This is an article from the fall 2017 issue of LSA Magazine. Read more stories from the magazine.
Every culture has an idea of what it means to be magnanimous, says Professor of Psychology and Women’s Studies Ramaswami Mahalingam. “In my native language, it means to be a big-hearted person—that’s the direct translation. In our culture, that’s where the magnanimity is, in the interconnected self.”
By interconnected self, Mahalingam means having an emotional connection to the places and people around you. He also means making a connection to the world through your cellphone.
Cellphones are ubiquitous, indispensable, and they often get a bad rap, Mahalingam says. “The anti-cellphone camp laments that people are not talking to each other anymore, that people are constantly texting, that there’s a disconnect,” he says. “The other camp says cellphones make people more connected because they send each other pictures and catch up with friends on Facebook. They say our cellphones are actually good for us.”
The truth, of course, is more complicated. It’s not surprising that what you do with your cellphone determines if it will have a positive or negative effect on your life. It may come as a surprise that Mahalingam’s research finds that whether you get a positive or a negative effect from your phone is partly dictated by how mindful and attentive you are when you are using it.
I Text, Therefore I Am
Mahalingam sees cellphones as portals through which we can create, transmit, and archive all of our various selves. They contain all of our identities — our professional selves and our romantic involvements and our private penchants for Scrabble or ’80s TV. As our phones have fused our diverse identities into a single device, they have created a state of hyperconnectivity. Everyone we’ve ever known and every place we’ve ever been is likely available, in some way, through our phones.
Cellphone technology has stripped away the time and distance the physical world once inserted between our various selves. Without it, we can, in theory, almost always be reached, and that quickly becomes exhausting.
Technology’s omnipresence isn’t going to fade anytime soon. As phones become smarter and more sophisticated, the notion that technology can actually merge with our bodies takes cyborgs out of science fiction and puts them into the not-too-distant future. Mahalingam believes this transition is already underway.
Apps, Mahalingam says, are already mediating human experiences. Our memories no longer live exclusively in our heads, and a fact we might once have held in our memories we now access through our phones. Mahalingam says that these changes aren’t necessarily a bad thing.
“On the one hand, there is a humanistic impulse to say, ‘Oh, it’s awful. The machines are in control,’” he says. “But the challenge lies in creating an awareness about how you think about everything, so when you do something habitual you become much more aware of it. As you become more deliberate, you use the phone more deliberately, too.”
One example that Mahalingam uses is the connection between cellphones and social comparison. If you scroll through Facebook or Instagram, for example, you might start thinking about how you measure up to other people in your feed, which research has found often leaves people feeling depressed.
“If you become more mindful of the connection between feeling sad and looking at Facebook, you become attuned to other social comparisons, too,” he says. The same is true for noticing generosity or kindness—the more attention you bring to bear on a thing, the more you notice it happening around you.

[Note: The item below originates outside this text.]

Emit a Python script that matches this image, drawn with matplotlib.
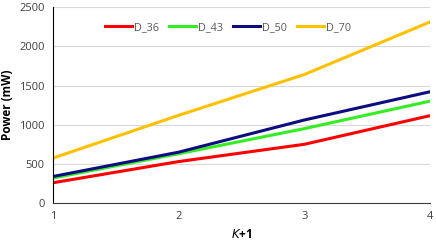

And because cellphones are always with you, you can load apps that can prompt you throughout your day to notice and record thoughts or feelings and what’s happening around them. You can create an objective dataset you can use to guide your decisions. Such data open avenues for social research, too.
Mahalingam teaches a mindfulness class to undergraduates that stresses, among other things, mindful texting and noticing generosities around them. The effect of being more intentional about their phones means that students feel less compelled to look at their phones, which gives them more brain space to think about other things or connect more deeply with the person sitting next to them — not to mention engage with their studies.
“Ultimately, technology creates a broader set of tools to foster interconnection,” Mahalingam says. “It should help us see the expanse of who we are, and to adapt to changes with magnanimity and grace.”